“Actually Not Guilty” – For those who thought they had drugs but really didn’t
If you’re accused of possessing a controlled substance, you shouldn’t take a deal until the lab report comes back. That’s the advice dispensed recently in a concurring opinion in the Court of Criminal Appeals per curium case Ex parte Saucedo, WR-87,190-02.
Easy for a high court judge to say. But sometimes reality forces your hand. You can’t stomach multiple court dates. You’re accused of possessing marijuana and no one will pay for a lab report. Or you know you’re guilty and just want to get the case over with. So you take a deal.
But what if the lab report eventually comes back and proves everyone wrong (including you)?
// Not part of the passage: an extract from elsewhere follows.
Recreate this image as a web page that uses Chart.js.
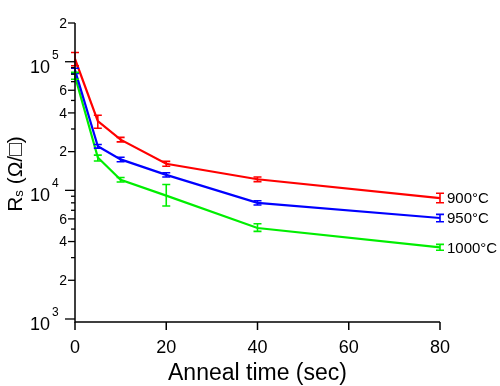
<!DOCTYPE html>
<html>
<head>
<meta charset="utf-8">
<script src="https://cdn.jsdelivr.net/npm/chart.js@4.4.1/dist/chart.umd.min.js"></script>
<style>
    html, body { margin: 0; padding: 0; background: #fff; }
    #wrap { width: 500px; height: 386px; }
</style>
</head>
<body>
<div id="wrap"><canvas id="chart" width="500" height="386"></canvas></div>
<script>
// Anneal time (sec)
const times = [0, 5, 10, 20, 40, 80];

// Sheet resistance (ohm/sq) with error bar ends
const rs900 = [105000, 34500, 24800, 16100, 12200, 8700];
const rs900Hi = [118000, 38400, 25800, 16800, 12700, 9500];
const rs900Lo = [93000, 30400, 23800, 15400, 11700, 8000];

const rs950 = [86000, 22000, 17400, 13200, 8000, 6100];
const rs950Hi = [89000, 22700, 18100, 13700, 8300, 6500];
const rs950Lo = [81000, 21300, 16700, 12700, 7700, 5700];

const rs1000 = [77000, 18000, 12100, 9100, 5100, 3600];
const rs1000Hi = [82600, 18800, 12600, 11100, 5500, 3800];
const rs1000Lo = [73000, 16900, 11600, 7550, 4800, 3420];

const seriesNames = ['900°C', '950°C', '1000°C'];

// Tick labels
const xTicks = [0, 20, 40, 60, 80];
const yDecadeVals = [1e3, 1e4, 1e5];
const yDecadeExps = ['3', '4', '5'];
const yMinorVals = [2e3, 4e3, 6e3, 2e4, 4e4, 6e4, 2e5];
const yMinorLabels = ['2', '4', '6', '2', '4', '6', '2'];

const FONT = '"Liberation Sans", Arial, sans-serif';

function pts(vals) {
    return times.map((t, i) => ({ x: t, y: vals[i] }));
}

function makeSet(name, vals, hi, lo, color) {
    return {
        label: name,
        data: pts(vals),
        errHi: hi,
        errLo: lo,
        borderColor: color,
        backgroundColor: color,
        borderWidth: 2.2,
        pointRadius: 0,
        tension: 0,
        clip: false
    };
}

// error bars, axes and labels
const decorPlugin = {
    id: 'decor',
    afterDatasetsDraw(chart) {
        const ctx = chart.ctx;
        const xs = chart.scales.x;
        const ys = chart.scales.y;
        const area = chart.chartArea;

        // error bars
        chart.data.datasets.forEach(ds => {
            ctx.save();
            ctx.strokeStyle = ds.borderColor;
            ctx.lineWidth = 1.6;
            ds.data.forEach((p, i) => {
                const px = xs.getPixelForValue(p.x);
                const top = ys.getPixelForValue(ds.errHi[i]);
                const bot = ys.getPixelForValue(ds.errLo[i]);
                ctx.beginPath();
                ctx.moveTo(px, top); ctx.lineTo(px, bot);
                ctx.moveTo(px - 4, top); ctx.lineTo(px + 4, top);
                ctx.moveTo(px - 4, bot); ctx.lineTo(px + 4, bot);
                ctx.stroke();
            });
            ctx.restore();
        });

        ctx.save();
        ctx.strokeStyle = '#000';
        ctx.fillStyle = '#000';
        ctx.lineWidth = 1.5;

        // axis lines
        ctx.beginPath();
        ctx.moveTo(area.left, area.top);
        ctx.lineTo(area.left, area.bottom);
        ctx.lineTo(xs.getPixelForValue(80), area.bottom);
        ctx.stroke();

        // x ticks and labels
        ctx.font = '18px ' + FONT;
        ctx.textAlign = 'center';
        ctx.textBaseline = 'alphabetic';
        xTicks.forEach(v => {
            const px = xs.getPixelForValue(v);
            ctx.beginPath();
            ctx.moveTo(px, area.bottom);
            ctx.lineTo(px, area.bottom + 8);
            ctx.stroke();
            ctx.fillText(String(v), px, 353);
        });

        // y ticks
        ctx.lineWidth = 1.3;
        for (let e = 3; e <= 5; e++) {
            for (let m = 1; m <= 9; m++) {
                const v = m * Math.pow(10, e);
                if (v < ys.min || v > ys.max) continue;
                const py = ys.getPixelForValue(v);
                let len = 4;
                if (m === 1) len = 10;
                else if (m === 2 || m === 4 || m === 6) len = 7;
                ctx.beginPath();
                ctx.moveTo(area.left - len, py);
                ctx.lineTo(area.left, py);
                ctx.stroke();
            }
        }

        // y minor labels
        ctx.font = '14px ' + FONT;
        ctx.textAlign = 'right';
        ctx.textBaseline = 'middle';
        yMinorVals.forEach((v, i) => {
            ctx.fillText(yMinorLabels[i], area.left - 8, ys.getPixelForValue(v) + 1);
        });

        // y decade labels
        yDecadeVals.forEach((v, i) => {
            const py = ys.getPixelForValue(v);
            ctx.textBaseline = 'alphabetic';
            ctx.textAlign = 'right';
            ctx.font = '18px ' + FONT;
            ctx.fillText('10', area.left - 25, py + 11);
            ctx.textAlign = 'left';
            ctx.font = '12px ' + FONT;
            ctx.fillText(yDecadeExps[i], area.left - 23, py - 3);
        });

        // x title
        ctx.font = '23px ' + FONT;
        ctx.textAlign = 'center';
        ctx.textBaseline = 'alphabetic';
        ctx.fillText('Anneal time (sec)', (area.left + area.right) / 2, 380);

        // y title: R_s (Ω/□)
        ctx.save();
        ctx.translate(22, 174);
        ctx.rotate(-Math.PI / 2);
        ctx.textAlign = 'left';
        ctx.textBaseline = 'alphabetic';
        const big = '21px ' + FONT;
        const small = '13px ' + FONT;
        ctx.font = big;
        const wR = ctx.measureText('R').width;
        const wRest = ctx.measureText(' (Ω/□)').width;
        ctx.font = small;
        const wS = ctx.measureText('s').width;
        let x0 = -(wR + wS + wRest) / 2;
        ctx.font = big;
        ctx.fillText('R', x0, 0);
        ctx.font = small;
        ctx.fillText('s', x0 + wR, 1);
        ctx.font = big;
        ctx.fillText(' (Ω/□)', x0 + wR + wS, 0);
        ctx.restore();

        // series labels at line ends
        ctx.font = '15px ' + FONT;
        ctx.textAlign = 'left';
        ctx.textBaseline = 'middle';
        chart.data.datasets.forEach((ds, i) => {
            const last = ds.data[ds.data.length - 1];
            ctx.fillText(seriesNames[i], xs.getPixelForValue(last.x) + 7, ys.getPixelForValue(last.y) + 1);
        });

        ctx.restore();
    }
};

new Chart(document.getElementById('chart'), {
    type: 'line',
    data: {
        datasets: [
            makeSet(seriesNames[0], rs900, rs900Hi, rs900Lo, '#ff0000'),
            makeSet(seriesNames[1], rs950, rs950Hi, rs950Lo, '#0000ff'),
            makeSet(seriesNames[2], rs1000, rs1000Hi, rs1000Lo, '#00ee00')
        ]
    },
    options: {
        responsive: false,
        animation: false,
        devicePixelRatio: 1,
        layout: { padding: { left: 75, top: 23, right: 60, bottom: 64 } },
        plugins: { legend: { display: false }, tooltip: { enabled: false } },
        scales: {
            x: { type: 'linear', min: 0, max: 80, display: false },
            y: { type: 'logarithmic', min: 947.6, max: 2e5, display: false }
        }
    },
    plugins: [decorPlugin]
});
</script>
</body>
</html>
If the report shows the stuff in your possession wasn’t a controlled substance, or even if the report just shows it was a different controlled substance that what the indictment or information alleged, you can probably get your plea overturned.
The legal mechanism to do that is a writ of habeas corpus. The argument you would use is that your plea was involuntary. Why involuntary? Because if you’d known at the time that all you were possessing was a baggie of oregano or laundry detergent, then you would have rejected the plea offer.
The appellate courts are giving you a do-over even though you could have just waited to see what the State’s evidence showed and even though, if we are all being honest, you had the intention of possessing a controlled substance and just got ripped off by your supplier.
But in Saucedo, some of the CCA judges have put defendants on notice that they don’t like the “involuntary plea” argument. They think the Court should instead hold that the defendant is “actually not guilty” of the charged offense — essentially granting relief on a due process argument.
Judges Keaser, Hervey, and Yeary think that finding out new facts about your case after you’ve already pled guilty can’t render your plea involuntary, just like a subsequent change in the law that would have favored your case at trial also can’t render a plea involuntary. These judges also think the CCA’s current “involuntary plea” rationale actually violates binding Supreme Court precedent.
Why should we care? After all, the judges still reach the same conclusion as those adopting the “involuntary plea” rationale and would continue to grant relief.
The problem is that with a substantial minority of the Court unhappy with the current legal framework, a slightly more complicated or contentious set of facts could disrupt precedent and lead to a surprise denial of relief. We’ve already seen certain fact patterns — charges of manufacturing or delivery of drugs rather than just possession — where the Court was unwilling to grant relief even though the defendant pled guilty to delivering one substance and the post-plea labs showed the substance in question to be something else.
To mitigate risk, writ attorneys trying to overturn a conviction based on post-plea lab work should at the very least expand their pleadings to include an alternative “due process” ground that argues for relief based on a plea to a factual impossibility. This ground should not rely on or even mention the voluntariness of the plea. Additionally, it would be wise to track Judge Keaser’s language in his concurrence and argue that the defendant is “actually not guilty” of the charged offense — a catch phrase that Keaser developed to mean a person who might be guilty of something (like possessing a controlled substance other than that described in the indictment, or attempting to possess the substance described in the indictment), but is not guilty of what he or she was actually charged with.
This alternative argument gives the Court the ability to move away from its prior “involuntary plea” reasoning if it finds that reasoning problematic or at odds with Supreme Court precedent. The “actually not guilty” argument also allows the Court to grant relief without relying on the much stronger “actual innocence” legal basis, which would require acquittal rather than a new trial.
Look for the Court to continue to struggle with the proper framework to ultimately apply in these kinds of cases, especially where the State opposes granting relief.